Isar-Loisachbote, 14.10.2009

Demonstrationszug und Podiumsdiskussion

Schongau - Zwei Organisationen fordern die Schließung aller Flüchtlingsheime

FDP will Änderung des Sachleistungsprinzips in Koalition behandeln

Es sei ein „trauriges Beispiel für die bayerische Politik der Flüchtlingsabwehr“, sagt Martina Mauer vom Netzwerk „Deutschland Lagerland“. Die Rede ist von der Flüchtlingsunterkunft in Schongau nahe des Tierheims. Mit dem Ziel, alle Flüchtlingslager abzuschaffen, organisiert das Netzwerk gemeinsam mit dem Bayerischen Flüchtlingsrat zwei Aktionen am Wochenende in Schongau.

„Wir haben Schongau bewusst als Ort für die Aktionen gewählt“, sagt Mauer. Denn schließlich seien es Bewohner aus der Schongauer Unterkunft gewesen, die auf sie zugekommen seien mit dem Wunsch, „etwas in Schongau zu machen“. Zudem habe sich bisher die Aufmerksamkeit von Politikern und Medien in der bayerischen Lagerdebatte vor allem auf die städtischen Großlager wie das 700 Personen-Lager in Würzburg oder die mittlerweile geschlossenen Containerlager in München konzentriert. „Dabei wird aber oft vergessen, dass es über ganz Bayern verteilt auch in den abgelegensten Ortschaften kleine Flüchtlingslager gibt.“

„Die Probleme in den peripheren Flüchtlingslagern sind die gleichen wie in den großen städtischen: räumliche Enge, fehlende Privatsphäre und staatliche Mangelversorgung mit Essenspaketen“, sagt Alexander Thal vom Bayerischen Flüchtlingsrat. Hinzu komme jedoch die abgeschiedene Lage. „Die daraus folgende Isolation macht vielen Bewohnern am meisten zu schaffen.“ Fernab der städtischen Zentren gebe es oft keine Arbeit, keine Telefon-Shops und auch keine Deutschkurse.

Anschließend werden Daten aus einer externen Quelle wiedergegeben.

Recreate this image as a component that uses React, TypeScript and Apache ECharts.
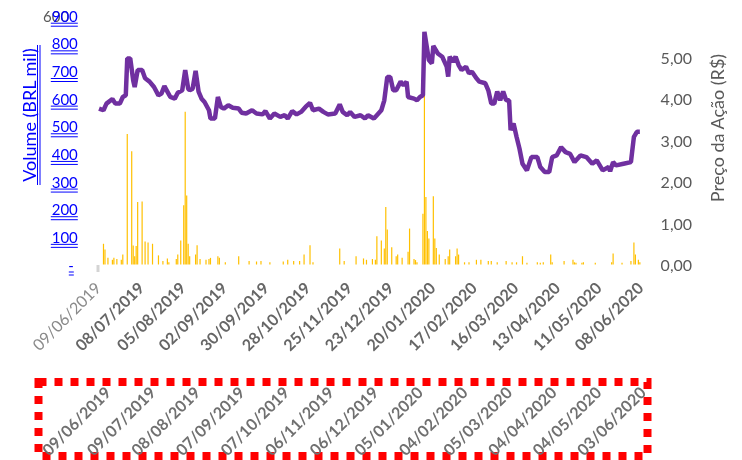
import React, { useEffect, useRef } from "react";
import * as echarts from "echarts";

// ---- categories: every calendar day from 09/06/2019 to 08/06/2020 ----
const START_Y = 2019, START_M = 5, START_D = 9, DAY_COUNT = 366;
const pad2 = (n: number) => (n < 10 ? "0" + n : "" + n);
const categories: string[] = [];
for (let i = 0; i < DAY_COUNT; i++) {
  const dt = new Date(Date.UTC(START_Y, START_M, START_D + i));
  categories.push(pad2(dt.getUTCDate()) + "/" + pad2(dt.getUTCMonth() + 1) + "/" + dt.getUTCFullYear());
}

// ---- tick labels ----
const topTickLabels = [
  "09/06/2019", "08/07/2019", "05/08/2019", "02/09/2019", "30/09/2019", "28/10/2019", "25/11/2019",
  "23/12/2019", "20/01/2020", "17/02/2020", "16/03/2020", "13/04/2020", "11/05/2020", "08/06/2020",
];
const boxTickLabels = [
  "09/06/2019", "09/07/2019", "08/08/2019", "07/09/2019", "07/10/2019", "06/11/2019", "06/12/2019",
  "05/01/2020", "04/02/2020", "05/03/2020", "04/04/2020", "04/05/2020", "03/06/2020",
];
const volumeTicks = [0, 100, 200, 300, 400, 500, 600, 700, 800, 900];
const priceTicks = [0, 1, 2, 3, 4, 5, 6];

// ---- price (R$) ----
const priceDates = [
  "10/06/2019", "13/06/2019", "15/06/2019", "19/06/2019", "21/06/2019", "24/06/2019", "26/06/2019", "28/06/2019",
  "29/06/2019", "01/07/2019", "03/07/2019", "04/07/2019", "06/07/2019", "09/07/2019", "11/07/2019", "14/07/2019",
  "17/07/2019", "20/07/2019", "22/07/2019", "24/07/2019", "26/07/2019", "28/07/2019", "31/07/2019", "02/08/2019",
  "05/08/2019", "07/08/2019", "09/08/2019", "10/08/2019", "12/08/2019", "14/08/2019", "16/08/2019", "18/08/2019",
  "20/08/2019", "23/08/2019", "24/08/2019", "27/08/2019", "29/08/2019", "31/08/2019", "02/09/2019", "05/09/2019",
  "08/09/2019", "12/09/2019", "14/09/2019", "17/09/2019", "21/09/2019", "24/09/2019", "28/09/2019", "30/09/2019",
  "03/10/2019", "06/10/2019", "10/10/2019", "13/10/2019", "15/10/2019", "18/10/2019", "21/10/2019", "24/10/2019",
  "27/10/2019", "30/10/2019", "01/11/2019", "05/11/2019", "08/11/2019", "11/11/2019", "16/11/2019", "19/11/2019",
  "21/11/2019", "24/11/2019", "26/11/2019", "29/11/2019", "03/12/2019", "06/12/2019", "08/12/2019", "12/12/2019",
  "14/12/2019", "17/12/2019", "19/12/2019", "21/12/2019", "23/12/2019", "25/12/2019", "27/12/2019", "30/12/2019",
  "01/01/2020", "03/01/2020", "04/01/2020", "08/01/2020", "10/01/2020", "12/01/2020", "14/01/2020", "15/01/2020",
  "18/01/2020", "20/01/2020", "21/01/2020", "24/01/2020", "27/01/2020", "30/01/2020", "31/01/2020", "01/02/2020",
  "03/02/2020", "05/02/2020", "07/02/2020", "09/02/2020", "12/02/2020", "14/02/2020", "16/02/2020", "19/02/2020",
  "21/02/2020", "25/02/2020", "27/02/2020", "29/02/2020", "02/03/2020", "04/03/2020", "06/03/2020", "08/03/2020",
  "10/03/2020", "12/03/2020", "13/03/2020", "15/03/2020", "17/03/2020", "19/03/2020", "21/03/2020", "24/03/2020",
  "27/03/2020", "31/03/2020", "02/04/2020", "05/04/2020", "08/04/2020", "10/04/2020", "13/04/2020", "16/04/2020",
  "19/04/2020", "22/04/2020", "25/04/2020", "29/04/2020", "03/05/2020", "07/05/2020", "10/05/2020", "14/05/2020",
  "18/05/2020", "19/05/2020", "21/05/2020", "23/05/2020", "28/05/2020", "02/06/2020", "04/06/2020", "06/06/2020",
  "08/06/2020",
];
const priceValues = [
  3.76, 3.72, 3.88, 3.99, 3.88, 3.88, 4.04, 4.08,
  4.97, 4.97, 4.44, 4.28, 4.69, 4.69, 4.49, 4.41,
  4.28, 4.08, 4.12, 4.30, 4.17, 4.04, 4.00, 4.14,
  4.20, 4.69, 4.24, 4.20, 4.24, 4.67, 4.17, 4.00,
  3.92, 3.72, 3.52, 3.52, 4.04, 3.80, 3.76, 3.84,
  3.78, 3.76, 3.66, 3.64, 3.72, 3.64, 3.62, 3.70,
  3.52, 3.64, 3.56, 3.60, 3.52, 3.70, 3.62, 3.68,
  3.80, 3.90, 3.72, 3.76, 3.68, 3.62, 3.64, 3.86,
  3.68, 3.60, 3.68, 3.56, 3.60, 3.52, 3.60, 3.52,
  3.60, 3.72, 3.96, 4.52, 4.52, 4.20, 4.20, 4.41,
  4.32, 4.41, 4.04, 4.00, 3.96, 4.04, 4.08, 5.61,
  4.93, 4.85, 5.27, 5.09, 5.01, 4.77, 4.53, 5.01,
  4.89, 5.01, 4.81, 4.69, 4.77, 4.61, 4.65, 4.49,
  4.41, 4.37, 4.20, 3.88, 3.88, 4.17, 3.96, 4.17,
  3.96, 3.96, 3.24, 3.40, 3.08, 2.79, 2.43, 2.27,
  2.59, 2.59, 2.35, 2.23, 2.23, 2.59, 2.63, 2.83,
  2.71, 2.67, 2.47, 2.63, 2.59, 2.43, 2.51, 2.27,
  2.35, 2.25, 2.47, 2.39, 2.43, 2.47, 3.08, 3.20,
  3.20,
];

// ---- volume (BRL mil) ----
const volumeDates = [
  "13/06/2019", "14/06/2019", "16/06/2019", "19/06/2019", "20/06/2019", "22/06/2019", "25/06/2019", "26/06/2019",
  "29/06/2019", "02/07/2019", "03/07/2019", "04/07/2019", "05/07/2019", "06/07/2019", "09/07/2019", "11/07/2019",
  "13/07/2019", "16/07/2019", "20/07/2019", "23/07/2019", "26/07/2019", "27/07/2019", "01/08/2019", "02/08/2019",
  "04/08/2019", "06/08/2019", "07/08/2019", "08/08/2019", "09/08/2019", "10/08/2019", "14/08/2019", "15/08/2019",
  "17/08/2019", "21/08/2019", "23/08/2019", "24/08/2019", "29/08/2019", "30/08/2019", "03/09/2019", "12/09/2019",
  "19/09/2019", "24/09/2019", "27/09/2019", "03/10/2019", "12/10/2019", "15/10/2019", "19/10/2019", "23/10/2019",
  "26/10/2019", "30/10/2019", "01/11/2019", "19/11/2019", "22/11/2019", "30/11/2019", "05/12/2019", "07/12/2019",
  "11/12/2019", "13/12/2019", "14/12/2019", "17/12/2019", "19/12/2019", "20/12/2019", "21/12/2019", "24/12/2019",
  "27/12/2019", "28/12/2019", "31/12/2019", "04/01/2020", "05/01/2020", "08/01/2020", "09/01/2020", "10/01/2020",
  "14/01/2020", "15/01/2020", "16/01/2020", "17/01/2020", "18/01/2020", "21/01/2020", "22/01/2020", "23/01/2020",
  "25/01/2020", "29/01/2020", "31/01/2020", "01/02/2020", "05/02/2020", "06/02/2020", "07/02/2020", "11/02/2020",
  "14/02/2020", "19/02/2020", "22/02/2020", "27/02/2020", "29/02/2020", "04/03/2020", "10/03/2020", "14/03/2020",
  "17/03/2020", "21/03/2020", "24/03/2020", "31/03/2020", "02/04/2020", "04/04/2020", "09/04/2020", "10/04/2020",
  "18/04/2020", "24/04/2020", "25/04/2020", "26/04/2020", "30/04/2020", "01/05/2020", "09/05/2020", "20/05/2020",
  "21/05/2020", "27/05/2020", "02/06/2020", "04/06/2020", "05/06/2020", "07/06/2020", "08/06/2020",
];
const volumeValues = [
  75, 54, 24, 17, 24, 20, 17, 36,
  472, 410, 69, 30, 67, 226, 228, 83,
  80, 75, 33, 13, 22, 8, 20, 36,
  87, 214, 553, 250, 75, 30, 36, 70,
  20, 17, 20, 24, 30, 24, 8, 30,
  13, 11, 13, 8, 11, 17, 13, 13,
  36, 70, 8, 58, 13, 30, 22, 17,
  20, 17, 102, 87, 58, 208, 127, 62,
  30, 36, 24, 46, 130, 20, 16, 8,
  184, 660, 244, 121, 94, 247, 94, 60,
  36, 20, 30, 54, 30, 58, 36, 8,
  8, 17, 17, 13, 13, 8, 13, 8,
  8, 30, 6, 8, 6, 8, 36, 8,
  13, 17, 8, 6, 6, 8, 6, 8,
  40, 6, 13, 80, 36, 17, 8,
];

const BLUE = "#0000FF";
const GREY = "#595959";
const FONT = "Lato";

export default function App() {
  const ref = useRef<HTMLDivElement>(null);
  useEffect(() => {
    if (!ref.current) return;
    const chart = echarts.init(ref.current, undefined, { renderer: "svg" });

    const volumeSeries: (number | null)[] = categories.map(() => null);
    volumeDates.forEach((d, i) => { const k = categories.indexOf(d); if (k >= 0) volumeSeries[k] = volumeValues[i]; });
    const priceSeries: (number | null)[] = categories.map(() => null);
    priceDates.forEach((d, i) => { const k = categories.indexOf(d); if (k >= 0) priceSeries[k] = priceValues[i]; });

    const topSet = new Set(topTickLabels);
    const boxSet = new Set(boxTickLabels);

    const option: any = {
      animation: false,
      textStyle: { fontFamily: FONT },
      grid: [
        { left: 96.8, right: 101.4, top: 15.7, bottom: 195.5 },
        { left: 106.8, right: 91.4, top: 360, height: 10 },
      ],
      xAxis: [
        {
          type: "category", gridIndex: 0, data: categories, boundaryGap: true,
          axisLine: { show: false }, axisTick: { show: false }, splitLine: { show: false },
          axisLabel: {
            interval: (_i: number, v: string) => topSet.has(v),
            rotate: 45, margin: 20,
            formatter: (v: string) => (v === topTickLabels[0] ? `{a|${v}}` : `{b|${v}}`),
            rich: {
              a: { fontFamily: FONT, fontSize: 16, color: "#8a8a8a" },
              b: { fontFamily: FONT, fontSize: 16, color: "#666666", fontWeight: "bold" },
            },
          },
        },
        {
          type: "category", gridIndex: 1, data: categories, boundaryGap: true,
          axisLine: { show: false }, axisTick: { show: false }, splitLine: { show: false },
          axisLabel: {
            interval: (_i: number, v: string) => boxSet.has(v),
            rotate: 45, margin: 20, fontFamily: FONT, fontSize: 16, color: "#707070", fontWeight: "bold",
          },
        },
      ],
      yAxis: [
        {
          type: "value", gridIndex: 0, min: volumeTicks[0], max: volumeTicks[volumeTicks.length - 1], interval: 100,
          position: "left", splitLine: { show: false }, axisLine: { show: false }, axisTick: { show: false },
          axisLabel: {
            margin: 19,
            formatter: (v: number) =>
              v === 0
                ? `{sp| }\n{t|-}{pd| }\n{u0| }{pd| }\n{g| }\n{u0| }{pd| }`
                : `{sp| }\n{t|${v}}\n{u| }\n{g| }\n{u| }`,
            rich: {
              sp: { height: 4, lineHeight: 4, fontSize: 1 },
              t: { fontFamily: FONT, fontSize: 15, lineHeight: 14, color: BLUE },
              u: { width: 27, height: 1, lineHeight: 1, fontSize: 1, backgroundColor: BLUE },
              u0: { width: 5, height: 1, lineHeight: 1, fontSize: 1, backgroundColor: BLUE },
              pd: { width: 4, fontSize: 1 },
              g: { height: 2, lineHeight: 2, fontSize: 1 },
            },
          },
        },
        {
          type: "value", gridIndex: 0, min: priceTicks[0], max: priceTicks[priceTicks.length - 1], interval: 1,
          position: "right", splitLine: { show: false }, axisLine: { show: false }, axisTick: { show: false },
          axisLabel: {
            margin: 20, fontFamily: FONT, fontSize: 16, color: GREY,
            formatter: (v: number) => (v === priceTicks[priceTicks.length - 1] ? "" : v.toFixed(2).replace(".", ",")),
          },
        },
        { type: "value", gridIndex: 1, show: false },
      ],
      series: [
        {
          type: "bar", xAxisIndex: 0, yAxisIndex: 0, data: volumeSeries, barWidth: 1.2,
          itemStyle: { color: "#FFC000" }, z: 2,
        },
        {
          type: "line", xAxisIndex: 0, yAxisIndex: 1, data: priceSeries, connectNulls: true,
          symbol: "none", lineStyle: { color: "#7030A0", width: 4.5 }, z: 3,
        },
      ],
      graphic: [
        { type: "text", left: 43, top: 8, z: -1, style: { text: "600", font: `15px ${FONT}`, fill: GREY } },
        { type: "rect", shape: { x: 96.5, y: 265, width: 3, height: 7 }, style: { fill: "#d4d4d4" } },
        {
          type: "text", x: 29, y: 115, rotation: Math.PI / 2,
          style: { text: "Volume (BRL mil)", font: `18px ${FONT}`, fill: BLUE, align: "center", verticalAlign: "middle" },
        },
        { type: "line", shape: { x1: 37.5, y1: 45, x2: 37.5, y2: 185 }, style: { stroke: BLUE, lineWidth: 1 } },
        { type: "line", shape: { x1: 40, y1: 45, x2: 40, y2: 185 }, style: { stroke: BLUE, lineWidth: 1 } },
        {
          type: "text", x: 717, y: 128, rotation: Math.PI / 2,
          style: { text: "Preço da Ação (R$)", font: `18px ${FONT}`, fill: GREY, align: "center", verticalAlign: "middle" },
        },
        {
          type: "rect", shape: { x: 38.5, y: 382, width: 609, height: 74 },
          style: { fill: "none", stroke: "#FF0000", lineWidth: 8, lineDash: [8, 8] },
        },
      ],
    };
    chart.setOption(option);
    return () => chart.dispose();
  }, []);
  return <div ref={ref} style={{ position: "fixed", left: 0, top: 0, width: 742, height: 460 }} />;
}
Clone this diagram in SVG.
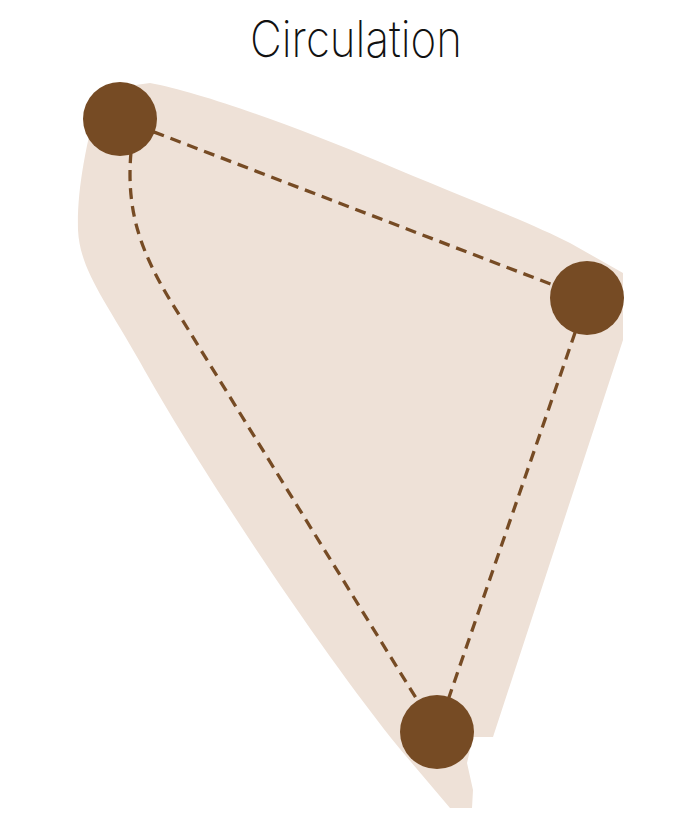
<svg xmlns="http://www.w3.org/2000/svg" width="695" height="820" viewBox="0 0 695 820">
<style>
.title{font-family:Inter,"Liberation Sans",sans-serif;font-weight:200;font-size:50px;fill:#111;}
.node{fill:#764B24;}
.link{fill:none;stroke:#764B24;stroke-width:3.3;stroke-dasharray:11 7;}
</style>
<rect width="695" height="820" fill="#fff"/>
<g id="area">
<path fill="#EEE1D7" d="M100,90 L150,83 C200,92 300,128 380,162 C450,192 530,222 570,243 L623,273 L623,340 L493,737 L473,737 L467,763 L473,790 L472,808 L450,808 L400,749 C320,650 200,470 140,362 C105,300 80,270 78,230 C77,190 85,150 100,90 Z"/>
</g>
<text id="title" class="title" x="356" y="57" text-anchor="middle" textLength="212" lengthAdjust="spacingAndGlyphs">Circulation</text>
<g id="connectors">
<line class="link" x1="120" y1="119" x2="587" y2="298"/>
<line class="link" x1="587" y1="298" x2="437" y2="732"/>
<path class="link" d="M131,152 C126,210 140,250 170,300 L437,732"/>
</g>
<g id="node-a"><circle class="node" cx="120" cy="119" r="37"/></g>
<g id="node-b"><circle class="node" cx="587" cy="298" r="37"/></g>
<g id="node-c"><circle class="node" cx="437" cy="732" r="37"/></g>
</svg>
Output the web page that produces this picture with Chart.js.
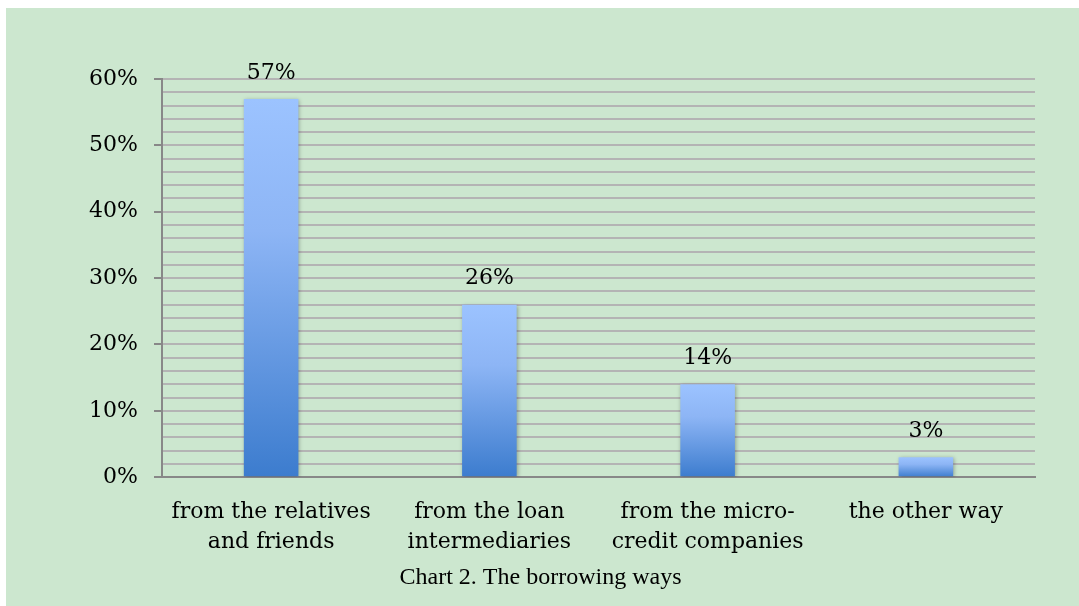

Aktuelle Brisanz erhält das Thema Flüchtlingsheime vor dem Hintergrund, dass zum einen der bayerische Landtag darüber debattiert, alle Flüchtlingsheime aufzulösen und die Bewohner stattdessen in Privatwohnungen unterzubringen. „Außerdem bringt die Bundes-FDP in diesen Tagen die Forderung nach der Abkehr vom Sachleistungsprinzip in die Koalitonsverhandlungen mit der CDU/CSU ein“, erklärt Mauer. Dieses beinhaltet sowohl die Unterbringung in Lagern als auch die Versorgung mit Essens- und Hygienepaketen anstatt mit Bargeld“, führt sie weiter aus.

Die Flüchtlingsunterkunft in Schongau: Rund 50 Bewohner sind dort in zwei länglichen Holzhäusern. Fast jede Woche ist auch Marinus Riedl dort. Er ist Caritas-Berater für Asyl- und Flüchtlingsfragen und hat im Jahr 2001 den „Freundeskreis Asyl“ ins Leben gerufen, dessen Mitglieder sich ehrenamtlich um die ausländischen Mitbürger kümmern. „Wir unterstützen grundsätzlich das Anliegen der FDP und der Organisationen für eine Verbesserung der Lebens- und Wohnbedingungen der Flüchtlinge, haben aber einen anderen Ansatzpunkt“, sagt er. „Erstes Ziel muss es sein, die Qualität der Unterbringung der Flüchtlinge zu verbessern“, fordert er. „Die bisher gültigen vier Quadratmeter Raum pro Person sind zu wenig, außerdem sollten Familien mehr Raum und Möglichkeiten zu familiengerechtem Wohnen bekommen.“ Außerdem setzen sich Riedl und die Caritas dafür ein, dass die Bewohner schneller aus den Unterkünften in Privatwohnungen mit einem bestimmten Qualitätsstandard vermittelt werden, da die Unterkünfte nicht für einen längeren Aufenthalt geeignet seien.